Nobel de médecine 2012 : trois questions au Pr. Marc Peschanski
Le prix Nobel 2012 à été attribué conjointement à deux chercheurs, le Britannique John B. Gurdon et le Japonais Shinya Yamanaka, pour leurs travaux sur les cellules souches. Nous avons posé trois questions au Pr. Marc Peschanski, directeur scientifique de l'I-Stem (Institut des cellules souches pour le traitement et l'étude des maladies monogéniques, unité Inserm 861), pour qui cette découverte constitue également un pas de géant dans la recherche sur les cellules souches.
- En quoi ces travaux sur la reprogrammation cellulaire sont "révolutionnaires" pour reprendre le terme employé par le comité Nobel ?
Pr. Marc Peschanski : "Jusqu’à la découverte de John B. Gurdon en 1962, on considérait l'ADN (découvert en 1953) comme étant une structure stable et rigide. Les travaux du chercheur britannique ont permis de distinguer la structure de l'ADN de sa fonction."
En d'autres termes, John B. Gurdon a mis en évidence que l'ADN d'une cellule adulte contient toutes les informations génétiques nécessaires pour la transformer en toutes sortes de cellules.
"Grâce à John B. Gurdon, on a compris que la spécialisation des cellules n'est pas un processus irréversible.
"Shinya Yamanaka a lui réussi à reprogrammer génétiquement des cellules de souris en cellules souches pluripotentes. Ces travaux ont permis de recréer un organisme entier à partir d'une seule cellule adulte.
"En reprogrammant ces cellules humaines, les deux chercheurs ont permis d'ouvrir de nouveaux horizons comme celles d'étudier les maladies et de développer des méthodes pour établir un diagnostic et une thérapie.
- Concrètement qu’ont permis ces découvertes ?
Pr.

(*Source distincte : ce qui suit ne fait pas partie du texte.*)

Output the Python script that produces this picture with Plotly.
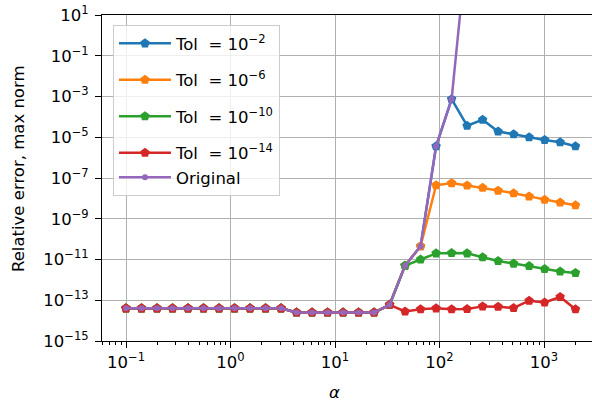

Marc Peschanski : "Cinq ans après les travaux de Shinya Yamanaka, il y a eu 1 000 brevets déposés sur ces cellules souches. Une centaine de laboratoires de biologie cellulaire se sont mis à travailler sur ces cellules.
"Avant, quand on travaillait sur une maladie génétique comme la maladie de Huntington (NDLR : maladie héréditaire et orpheline qui se traduit par une dégénérescence neurologique), il était difficile de prélever des cellules nerveuses, en cause dans le processus de la maladie.
"Grâce à cette technique de reprogrammation des cellules souches, il est désormais possible, à partir de cellules de la peau qu'on redifférencie en neurones, de travailler sur les cellules défectueuses sans avoir à les prélever. Ces découvertes ont révolutionné la thérapie cellulaire.
- Quelles sont les limites de ces travaux ?
Pr. Marc Peschanski : "Ces cellules sont des OGM cellulaires, elles ont été génétiquement modifiées. A ce jour, on ne connaît pas l'impact et les désordres qu'elles peuvent provoquer. L'un des risques est celui d'une prolifération cellulaire anarchique" et donc d'un développement tumoral.